> **Problem details**: Only the number is wanted: how many lines contain the word "this"?

START Provided entries

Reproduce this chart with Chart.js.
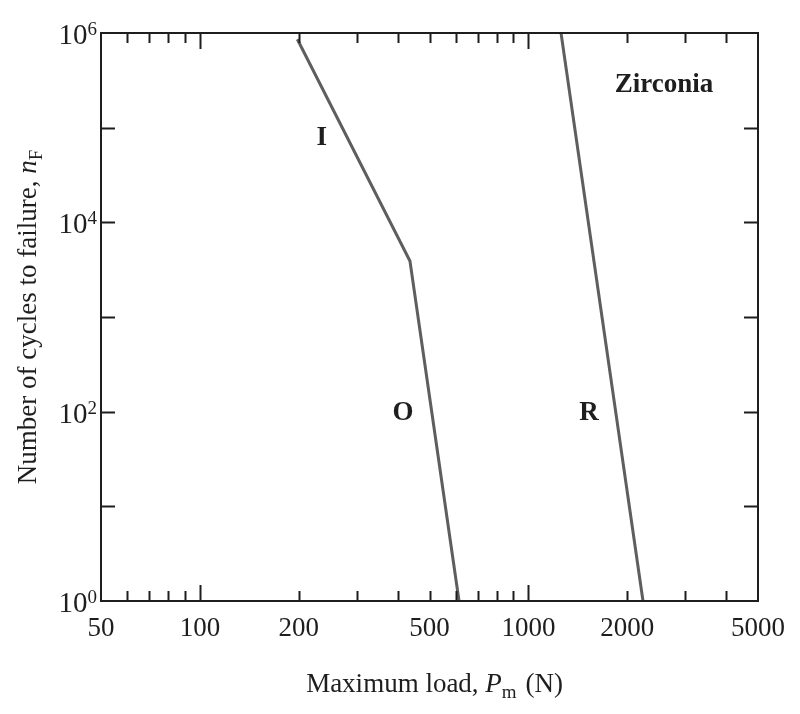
<!DOCTYPE html>
<html>
<head>
<meta charset="utf-8">
<script src="https://cdn.jsdelivr.net/npm/chart.js@4/dist/chart.umd.min.js"></script>
<style>
  html, body { margin: 0; padding: 0; background: #ffffff; }
  #wrap { width: 800px; height: 714px; }
</style>
</head>
<body>
<div id="wrap"><canvas id="c" width="800" height="714"></canvas></div>
<script>
// ---- data ----
const loadIO = [198, 436, 615];        // regimes I then O (N)
const cyclesIO = [8.6e5, 3900, 1];
const loadR = [1257, 2233];            // regime R (N)
const cyclesR = [1e6, 1];

const xTickLabels = [50, 100, 200, 500, 1000, 2000, 5000];
const xMajorTicks = [100, 1000];
const xMinorTicks = [60, 70, 80, 90, 200, 300, 400, 500, 600, 700, 800, 900, 2000, 3000, 4000];
const yTickExponents = [0, 2, 4, 6];
const yTicks = [10, 100, 1000, 10000, 100000];

const regimeLabels = ['I', 'O', 'R'];
const regimeLabelX = [235, 415, 1529];
const regimeLabelY = [7.8e4, 97, 97];
const materialLabel = 'Zirconia';
const materialX = 2588;
const materialY = 2.8e5;

const xTitle = ['Maximum load, ', 'P', 'm', ' (N)'];
const yTitle = ['Number of cycles to failure, ', 'n', 'F'];

const SERIF = '"Liberation Serif", "Times New Roman", serif';
const LINE = '#5e5e5e';
const INK = '#1e1e1e';

function pts(xs, ys) { return xs.map((x, i) => ({ x: x, y: ys[i] })); }

const decor = {
  id: 'decor',
  afterDraw(chart) {
    const ctx = chart.ctx;
    const a = chart.chartArea;
    const xs = chart.scales.x, ys = chart.scales.y;
    ctx.save();
    ctx.strokeStyle = INK;
    ctx.lineWidth = 2;
    ctx.strokeRect(a.left, a.top, a.right - a.left, a.bottom - a.top);
    ctx.beginPath();
    const tickX = (v, len) => {
      const px = Math.round(xs.getPixelForValue(v)) + 0.5;
      ctx.moveTo(px, a.bottom); ctx.lineTo(px, a.bottom - len);
      ctx.moveTo(px, a.top); ctx.lineTo(px, a.top + len);
    };
    xMinorTicks.forEach(v => tickX(v, 10));
    xMajorTicks.forEach(v => tickX(v, 16));
    yTicks.forEach(v => {
      const py = Math.round(ys.getPixelForValue(v)) + 0.5;
      ctx.moveTo(a.left, py); ctx.lineTo(a.left + 14, py);
      ctx.moveTo(a.right, py); ctx.lineTo(a.right - 14, py);
    });
    ctx.stroke();

    // x tick labels
    ctx.fillStyle = INK;
    ctx.font = '27px ' + SERIF;
    ctx.textAlign = 'center';
    ctx.textBaseline = 'alphabetic';
    xTickLabels.forEach(v => {
      ctx.fillText(String(v), xs.getPixelForValue(v), a.bottom + 35);
    });
    // y tick labels 10^n
    yTickExponents.forEach(e => {
      const py = ys.getPixelForValue(Math.pow(10, e));
      ctx.font = '19px ' + SERIF;
      const sw = ctx.measureText(String(e)).width;
      ctx.textAlign = 'right';
      ctx.fillText(String(e), a.left - 4, py + 2);
      ctx.font = '29px ' + SERIF;
      ctx.fillText('10', a.left - 4 - sw, py + 11);
    });

    // titles with italic symbol and subscript
    const drawRich = (parts, cx, cy) => {
      const fonts = parts.map((p, i) => {
        if (i === 1) return 'italic 27px ' + SERIF;
        if (i === 2) return '19px ' + SERIF;
        return '27px ' + SERIF;
      });
      let total = 0;
      const widths = parts.map((p, i) => { ctx.font = fonts[i]; const w = ctx.measureText(p).width; total += w; return w; });
      let x = cx - total / 2;
      ctx.textAlign = 'left';
      parts.forEach((p, i) => {
        ctx.font = fonts[i];
        ctx.fillText(p, x, cy + (i === 2 ? 6 : 0));
        x += widths[i] + (i === 2 ? 2 : 0);
      });
    };
    drawRich(xTitle, (a.left + a.right) / 2 + 4, 692);
    ctx.save();
    ctx.translate(36, (a.top + a.bottom) / 2);
    ctx.rotate(-Math.PI / 2);
    drawRich(yTitle, 0, 0);
    ctx.restore();

    // in-plot labels
    ctx.font = 'bold 27px ' + SERIF;
    ctx.textAlign = 'center';
    ctx.textBaseline = 'middle';
    regimeLabels.forEach((t, i) => {
      ctx.fillText(t, xs.getPixelForValue(regimeLabelX[i]), ys.getPixelForValue(regimeLabelY[i]));
    });
    ctx.font = 'bold 27px ' + SERIF;
    ctx.fillText(materialLabel, xs.getPixelForValue(materialX), ys.getPixelForValue(materialY));
    ctx.restore();
  }
};

new Chart(document.getElementById('c'), {
  type: 'scatter',
  data: {
    datasets: [
      { label: 'I-O', data: pts(loadIO, cyclesIO), showLine: true, borderColor: LINE, borderWidth: 3, pointRadius: 0, borderJoinStyle: 'miter', fill: false },
      { label: 'R', data: pts(loadR, cyclesR), showLine: true, borderColor: LINE, borderWidth: 3, pointRadius: 0, fill: false }
    ]
  },
  options: {
    responsive: false,
    animation: false,
    devicePixelRatio: 1,
    layout: { padding: { left: 101, right: 42, top: 33, bottom: 113 } },
    plugins: { legend: { display: false }, tooltip: { enabled: false } },
    scales: {
      x: { type: 'logarithmic', min: 50, max: 5000, display: false },
      y: { type: 'logarithmic', min: 1, max: 1e6, display: false }
    }
  },
  plugins: [decor]
});
</script>
</body>
</html>
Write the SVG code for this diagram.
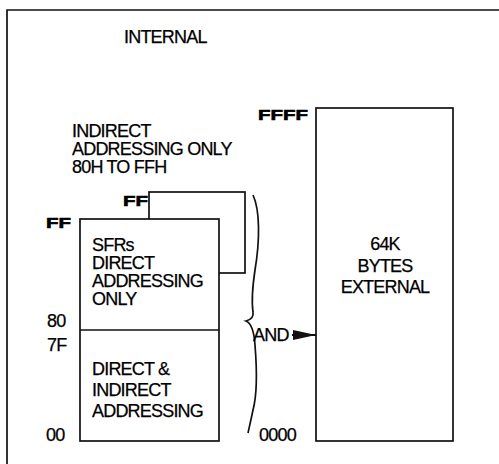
<svg xmlns="http://www.w3.org/2000/svg" width="499" height="464" viewBox="0 0 499 464">
<style>
.t{font-family:"Liberation Sans",Arial,sans-serif;font-size:18px;fill:#000;letter-spacing:-0.8px;stroke:#000;stroke-width:0.25}
.b{font-family:"Liberation Sans",Arial,sans-serif;font-size:15px;font-weight:bold;fill:#000;stroke:#000;stroke-width:0.6}
.box{fill:#fff;stroke:#111;stroke-width:1.7}
.ln{fill:none;stroke:#111;stroke-width:1.7}
</style>
<defs>
<marker id="ah" markerWidth="24" markerHeight="12" refX="23" refY="6" orient="auto" markerUnits="userSpaceOnUse">
<path d="M0,1 L23,6 L0,11 Z" fill="#111"/>
</marker>
</defs>
<rect width="499" height="464" fill="#fff"/>
<path class="ln" d="M7,464 V10 H499"/>
<text class="t" x="124" y="43">INTERNAL</text>
<g id="indirect-note">
<text class="t" x="72" y="137">INDIRECT</text>
<text class="t" x="72" y="155">ADDRESSING ONLY</text>
<text class="t" x="72" y="173">80H TO FFH</text>
</g>
<g id="upper-ram">
<rect class="box" x="149" y="192" width="96" height="81"/>
<text class="b" x="123" y="206" textLength="25" lengthAdjust="spacingAndGlyphs">FF</text>
</g>
<g id="lower-ram">
<rect class="box" x="80" y="219" width="139" height="222"/>
<line class="ln" x1="80" y1="330" x2="219" y2="330"/>
<text class="b" x="46" y="228" textLength="25" lengthAdjust="spacingAndGlyphs">FF</text>
<text class="t" x="92" y="251">SFRs</text>
<text class="t" x="92" y="269">DIRECT</text>
<text class="t" x="92" y="287">ADDRESSING</text>
<text class="t" x="92" y="305">ONLY</text>
<text class="t" x="47" y="327">80</text>
<text class="t" x="47" y="351">7F</text>
<text class="t" x="92" y="375">DIRECT &amp;</text>
<text class="t" x="92" y="396">INDIRECT</text>
<text class="t" x="92" y="417">ADDRESSING</text>
<text class="t" x="46" y="441">00</text>
</g>
<g id="external">
<rect class="box" x="316" y="108" width="137" height="333"/>
<text class="b" x="258" y="120" textLength="50" lengthAdjust="spacingAndGlyphs">FFFF</text>
<text class="t" x="385" y="250" text-anchor="middle">64K</text>
<text class="t" x="385" y="272" text-anchor="middle">BYTES</text>
<text class="t" x="385" y="293" text-anchor="middle">EXTERNAL</text>
<text class="t" x="259" y="441">0000</text>
</g>
<g id="connectors">
<path class="ln" stroke-width="2.2" d="M253,195 C260,210 260,240 255,270 C252,290 252,305 253,312 C254,318 250,320 246,321 C251,323 254,330 255,345 C257,370 257,395 253,410 C251,420 249,428 248,433"/>
<text class="t" x="253" y="341">AND</text>
<line x1="292" y1="335" x2="316" y2="335" stroke="#111" stroke-width="2" marker-end="url(#ah)"/>
</g>
</svg>
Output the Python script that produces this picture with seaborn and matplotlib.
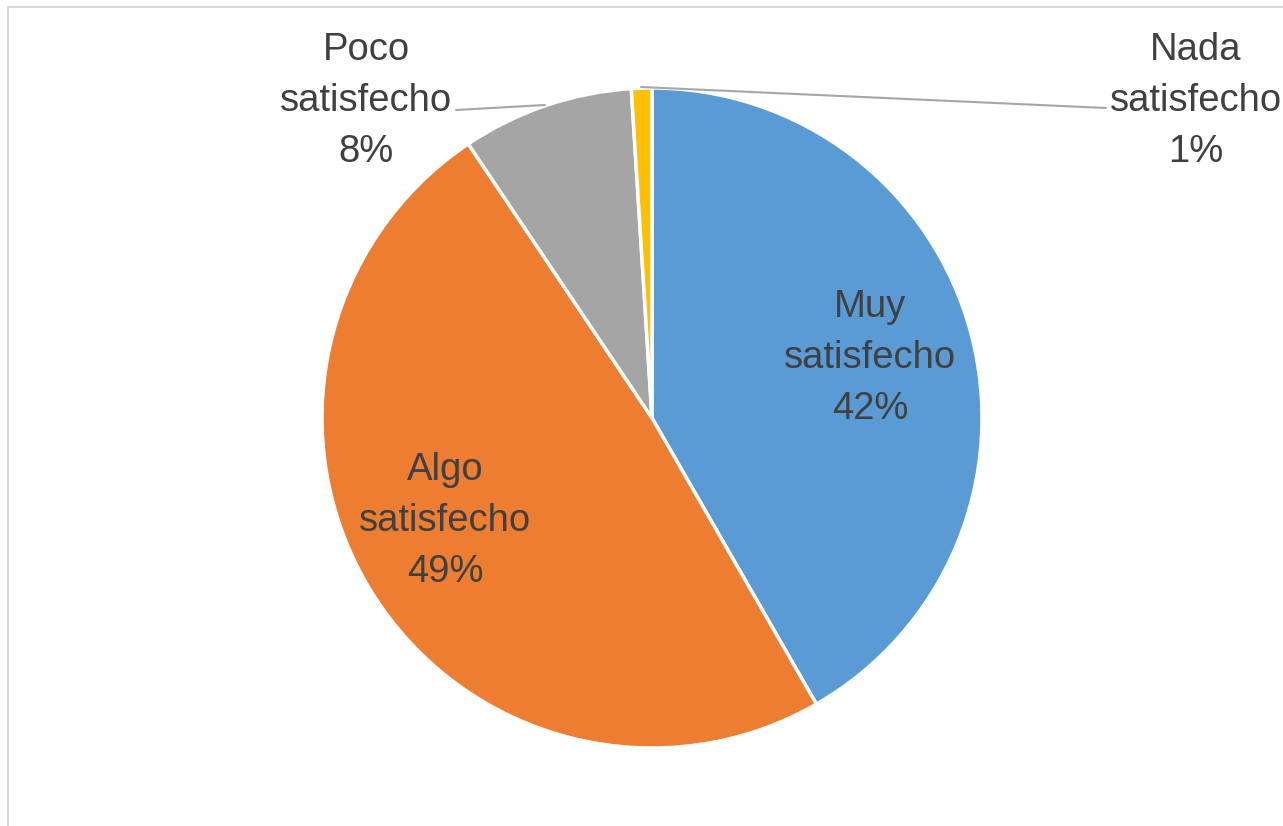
import matplotlib
import seaborn as sns
import numpy as np
from matplotlib import pyplot as plt
from matplotlib.patches import Rectangle

categories = ["Muy\nsatisfecho", "Algo\nsatisfecho", "Poco\nsatisfecho", "Nada\nsatisfecho"]
shares = [41.7, 48.9, 8.4, 1.0]
pct_labels = ["42%", "49%", "8%", "1%"]
colors = ["#5B9BD5", "#ED7D31", "#A5A5A5", "#FFC000"]

sns.set_theme(style="white")
plt.rcParams['font.family'] = ['Liberation Sans', 'DejaVu Sans']

W, H = 1283, 826
fig = plt.figure(figsize=(W / 100, H / 100), dpi=100)
fig.patch.set_facecolor("white")

# light chart frame (open to right/bottom, as in the crop)
fig.add_artist(Rectangle((7.5 / W, -0.1), 1.2, 1 - 6.5 / H + 0.1, transform=fig.transFigure,
                         fill=False, edgecolor="#D9D9D9", linewidth=1.5))

cx, cy, r = 652, 418, 330
ax = fig.add_axes([(cx - r) / W, (H - cy - r) / H, 2 * r / W, 2 * r / H])
ax.pie(shares, colors=colors, startangle=90, counterclock=False, radius=1,
       wedgeprops=dict(edgecolor="white", linewidth=2.5))
ax.set_xlim(-1, 1)
ax.set_ylim(-1, 1)
ax.axis("off")


def px(x, y):
    return ((x - cx) / r, (cy - y) / r)


txt = dict(ha="center", va="center", fontsize=27.5, color="#404040", linespacing=1.52, clip_on=False)
label_pos = [px(870, 358), px(445, 521), px(366, 101), px(1196, 101)]
for cat, pct, pos in zip(categories, pct_labels, label_pos):
    ax.text(pos[0], pos[1], f"{cat}\n{pct}", **txt)

# leader lines
for (x0, y0), (x1, y1) in [((545, 105), (456, 110)), ((641, 87), (1106, 108))]:
    p0, p1 = px(x0, y0), px(x1, y1)
    ax.plot([p0[0], p1[0]], [p0[1], p1[1]], color="#A6A6A6", linewidth=1.5, clip_on=False)

fig.savefig("out.png", dpi=100)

END Provided entries

> **Response**: 3